JOB: Reproduce the listing below exactly. Pictures do not belong in the copy.

AVAILABLE DATA:
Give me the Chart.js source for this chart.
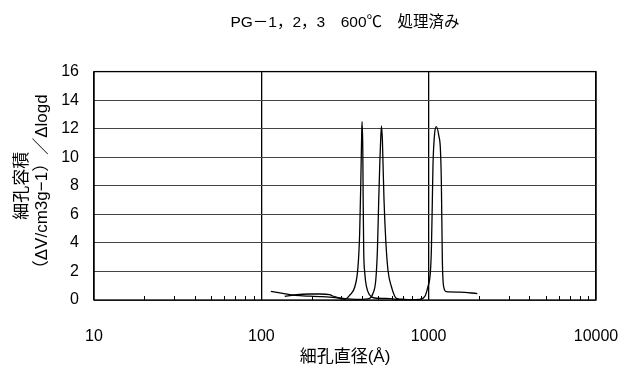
<!DOCTYPE html>
<html>
<head>
<meta charset="utf-8">
<script src="https://cdn.jsdelivr.net/npm/chart.js@4/dist/chart.umd.min.js"></script>
<style>
  html, body { margin: 0; padding: 0; background: #fff; }
  canvas { display: block; }
</style>
</head>
<body>
<canvas id="c" width="628" height="370"></canvas>
<script>
// Pore size distributions (dV/dlogD) after 600 °C treatment
const poreDiameterA = [114, 129, 148, 170, 195, 224, 256, 294, 315, 338, 362, 378, 387, 393, 398, 400, 404, 406, 409, 415, 425, 444, 476, 585, 671];
const poreVolumeA   = [0.6, 0.5, 0.38, 0.3, 0.27, 0.24, 0.2, 0.12, 0.05, 0.35, 0.93, 2.3, 4.7, 8.2, 11.7, 12.5, 10.5, 7, 3.5, 1.9, 0.93, 0.35, 0.14, 0.1, 0.02];

const poreDiameterB = [138, 158, 195, 224, 256, 267, 315, 387, 444, 465, 483, 494, 503, 510, 515, 522, 529, 534, 541, 554, 571, 599, 642, 719, 824];
const poreVolumeB   = [0.25, 0.35, 0.42, 0.42, 0.38, 0.28, 0.1, 0.05, 0.12, 0.47, 1.4, 3.5, 7, 9.4, 10.8, 12.2, 11.2, 9.4, 7, 4.2, 2.1, 0.93, 0.12, 0.05, 0];

const poreDiameterC = [671, 770, 884, 947, 990, 1023, 1038, 1052, 1061, 1086, 1112, 1152, 1175, 1191, 1207, 1229, 1275, 1531, 1953];
const poreVolumeC   = [0, 0.02, 0.05, 0.23, 0.93, 1.9, 3.5, 7, 9.4, 11.7, 12.15, 11.46, 10.6, 8.2, 2.8, 0.93, 0.58, 0.55, 0.45];

// Axis ticks
const xTickValues = [10, 20, 30, 40, 50, 60, 70, 80, 90,
                     100, 200, 300, 400, 500, 600, 700, 800, 900,
                     1000, 2000, 3000, 4000, 5000, 6000, 7000, 8000, 9000, 10000];
const xTickLabels = [10, 100, 1000, 10000];
const yTicks = [0, 2, 4, 6, 8, 10, 12, 14, 16];

const toPoints = (xs, ys) => xs.map((x, i) => ({ x: x, y: ys[i] }));

const latinFont = "'Liberation Sans', Arial, 'Noto Sans CJK JP', sans-serif";

const seriesStyle = {
  borderColor: '#000',
  borderWidth: 1.3,
  pointRadius: 0,
  fill: false,
  cubicInterpolationMode: 'monotone'
};

// Frame around the plot and short inward minor ticks on the bottom edge
const frameAndMinorTicks = {
  id: 'frameAndMinorTicks',
  afterDatasetsDraw(chart) {
    const { ctx, chartArea: a, scales } = chart;
    const xs = scales.x;
    ctx.save();
    ctx.strokeStyle = '#000';
    ctx.lineWidth = 1;
    xTickValues.forEach(v => {
      if (xTickLabels.includes(v)) return;
      const px = Math.round(xs.getPixelForValue(v)) + 0.5;
      ctx.beginPath();
      ctx.moveTo(px, a.bottom);
      ctx.lineTo(px, a.bottom - 4);
      ctx.stroke();
    });
    ctx.lineWidth = 1.3;
    ctx.strokeRect(a.left, a.top, a.right - a.left, a.bottom - a.top);
    ctx.restore();
  }
};

new Chart(document.getElementById('c'), {
  type: 'line',
  data: {
    datasets: [
      Object.assign({ label: 'PG-1', data: toPoints(poreDiameterA, poreVolumeA) }, seriesStyle),
      Object.assign({ label: 'PG-2', data: toPoints(poreDiameterB, poreVolumeB) }, seriesStyle),
      Object.assign({ label: 'PG-3', data: toPoints(poreDiameterC, poreVolumeC) }, seriesStyle)
    ]
  },
  options: {
    responsive: false,
    animation: false,
    devicePixelRatio: 1,
    layout: { padding: { left: 0, right: 32, top: 0, bottom: 0 } },
    plugins: {
      legend: { display: false },
      tooltip: { enabled: false },
      title: {
        display: true,
        fullSize: false,
        text: 'PG－1，2，3　600℃　処理済み',
        color: '#000',
        font: { family: latinFont, size: 15.5, weight: 'normal' },
        padding: { top: 13, bottom: 40 }
      }
    },
    scales: {
      x: {
        type: 'logarithmic',
        min: 10,
        max: 10000,
        afterBuildTicks(scale) {
          scale.ticks = xTickValues.map(v => ({ value: v }));
        },
        afterFit(scale) {
          scale.height = 70;
          scale.paddingLeft = 0;
          scale.paddingRight = 0;
        },
        ticks: {
          autoSkip: false,
          maxRotation: 0,
          color: '#000',
          padding: 27,
          font: { family: latinFont, size: 16 },
          callback: (v) => xTickLabels.includes(v) ? String(v) : ''
        },
        grid: {
          drawTicks: false,
          lineWidth: 1.3,
          color: (ctx) => (ctx.tick && xTickLabels.includes(ctx.tick.value)) ? '#000' : 'rgba(0,0,0,0)'
        },
        border: { display: false },
        title: {
          display: true,
          text: '細孔直径(Å)',
          color: '#000',
          font: { family: latinFont, size: 17 },
          padding: { top: 0, bottom: 2 }
        }
      },
      y: {
        min: 0,
        max: 16,
        afterBuildTicks(scale) {
          scale.ticks = yTicks.map(v => ({ value: v }));
        },
        afterFit(scale) { scale.width = 94; },
        ticks: {
          color: '#000',
          padding: 15,
          font: { family: latinFont, size: 16 }
        },
        grid: {
          drawTicks: false,
          lineWidth: 1,
          color: '#444'
        },
        border: { display: false },
        title: {
          display: true,
          text: ['細孔容積', '（ΔV/cm3g−1）／Δlogd'],
          color: '#000',
          font: { family: latinFont, size: 17 },
          padding: { top: 12, bottom: 0 }
        }
      }
    }
  },
  plugins: [frameAndMinorTicks]
});
</script>
</body>
</html>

COMPLETE ANSWER:
Give me the Chart.js source for this chart.
<!DOCTYPE html>
<html>
<head>
<meta charset="utf-8">
<script src="https://cdn.jsdelivr.net/npm/chart.js@4/dist/chart.umd.min.js"></script>
<style>
  html, body { margin: 0; padding: 0; background: #fff; }
  canvas { display: block; }
</style>
</head>
<body>
<canvas id="c" width="628" height="370"></canvas>
<script>
// Pore size distributions (dV/dlogD) after 600 °C treatment
const poreDiameterA = [114, 129, 148, 170, 195, 224, 256, 294, 315, 338, 362, 378, 387, 393, 398, 400, 404, 406, 409, 415, 425, 444, 476, 585, 671];
const poreVolumeA   = [0.6, 0.5, 0.38, 0.3, 0.27, 0.24, 0.2, 0.12, 0.05, 0.35, 0.93, 2.3, 4.7, 8.2, 11.7, 12.5, 10.5, 7, 3.5, 1.9, 0.93, 0.35, 0.14, 0.1, 0.02];

const poreDiameterB = [138, 158, 195, 224, 256, 267, 315, 387, 444, 465, 483, 494, 503, 510, 515, 522, 529, 534, 541, 554, 571, 599, 642, 719, 824];
const poreVolumeB   = [0.25, 0.35, 0.42, 0.42, 0.38, 0.28, 0.1, 0.05, 0.12, 0.47, 1.4, 3.5, 7, 9.4, 10.8, 12.2, 11.2, 9.4, 7, 4.2, 2.1, 0.93, 0.12, 0.05, 0];

const poreDiameterC = [671, 770, 884, 947, 990, 1023, 1038, 1052, 1061, 1086, 1112, 1152, 1175, 1191, 1207, 1229, 1275, 1531, 1953];
const poreVolumeC   = [0, 0.02, 0.05, 0.23, 0.93, 1.9, 3.5, 7, 9.4, 11.7, 12.15, 11.46, 10.6, 8.2, 2.8, 0.93, 0.58, 0.55, 0.45];

// Axis ticks
const xTickValues = [10, 20, 30, 40, 50, 60, 70, 80, 90,
                     100, 200, 300, 400, 500, 600, 700, 800, 900,
                     1000, 2000, 3000, 4000, 5000, 6000, 7000, 8000, 9000, 10000];
const xTickLabels = [10, 100, 1000, 10000];
const yTicks = [0, 2, 4, 6, 8, 10, 12, 14, 16];

const toPoints = (xs, ys) => xs.map((x, i) => ({ x: x, y: ys[i] }));

const latinFont = "'Liberation Sans', Arial, 'Noto Sans CJK JP', sans-serif";

const seriesStyle = {
  borderColor: '#000',
  borderWidth: 1.3,
  pointRadius: 0,
  fill: false,
  cubicInterpolationMode: 'monotone'
};

// Frame around the plot and short inward minor ticks on the bottom edge
const frameAndMinorTicks = {
  id: 'frameAndMinorTicks',
  afterDatasetsDraw(chart) {
    const { ctx, chartArea: a, scales } = chart;
    const xs = scales.x;
    ctx.save();
    ctx.strokeStyle = '#000';
    ctx.lineWidth = 1;
    xTickValues.forEach(v => {
      if (xTickLabels.includes(v)) return;
      const px = Math.round(xs.getPixelForValue(v)) + 0.5;
      ctx.beginPath();
      ctx.moveTo(px, a.bottom);
      ctx.lineTo(px, a.bottom - 4);
      ctx.stroke();
    });
    ctx.lineWidth = 1.3;
    ctx.strokeRect(a.left, a.top, a.right - a.left, a.bottom - a.top);
    ctx.restore();
  }
};

new Chart(document.getElementById('c'), {
  type: 'line',
  data: {
    datasets: [
      Object.assign({ label: 'PG-1', data: toPoints(poreDiameterA, poreVolumeA) }, seriesStyle),
      Object.assign({ label: 'PG-2', data: toPoints(poreDiameterB, poreVolumeB) }, seriesStyle),
      Object.assign({ label: 'PG-3', data: toPoints(poreDiameterC, poreVolumeC) }, seriesStyle)
    ]
  },
  options: {
    responsive: false,
    animation: false,
    devicePixelRatio: 1,
    layout: { padding: { left: 0, right: 32, top: 0, bottom: 0 } },
    plugins: {
      legend: { display: false },
      tooltip: { enabled: false },
      title: {
        display: true,
        fullSize: false,
        text: 'PG－1，2，3　600℃　処理済み',
        color: '#000',
        font: { family: latinFont, size: 15.5, weight: 'normal' },
        padding: { top: 13, bottom: 40 }
      }
    },
    scales: {
      x: {
        type: 'logarithmic',
        min: 10,
        max: 10000,
        afterBuildTicks(scale) {
          scale.ticks = xTickValues.map(v => ({ value: v }));
        },
        afterFit(scale) {
          scale.height = 70;
          scale.paddingLeft = 0;
          scale.paddingRight = 0;
        },
        ticks: {
          autoSkip: false,
          maxRotation: 0,
          color: '#000',
          padding: 27,
          font: { family: latinFont, size: 16 },
          callback: (v) => xTickLabels.includes(v) ? String(v) : ''
        },
        grid: {
          drawTicks: false,
          lineWidth: 1.3,
          color: (ctx) => (ctx.tick && xTickLabels.includes(ctx.tick.value)) ? '#000' : 'rgba(0,0,0,0)'
        },
        border: { display: false },
        title: {
          display: true,
          text: '細孔直径(Å)',
          color: '#000',
          font: { family: latinFont, size: 17 },
          padding: { top: 0, bottom: 2 }
        }
      },
      y: {
        min: 0,
        max: 16,
        afterBuildTicks(scale) {
          scale.ticks = yTicks.map(v => ({ value: v }));
        },
        afterFit(scale) { scale.width = 94; },
        ticks: {
          color: '#000',
          padding: 15,
          font: { family: latinFont, size: 16 }
        },
        grid: {
          drawTicks: false,
          lineWidth: 1,
          color: '#444'
        },
        border: { display: false },
        title: {
          display: true,
          text: ['細孔容積', '（ΔV/cm3g−1）／Δlogd'],
          color: '#000',
          font: { family: latinFont, size: 17 },
          padding: { top: 12, bottom: 0 }
        }
      }
    }
  },
  plugins: [frameAndMinorTicks]
});
</script>
</body>
</html>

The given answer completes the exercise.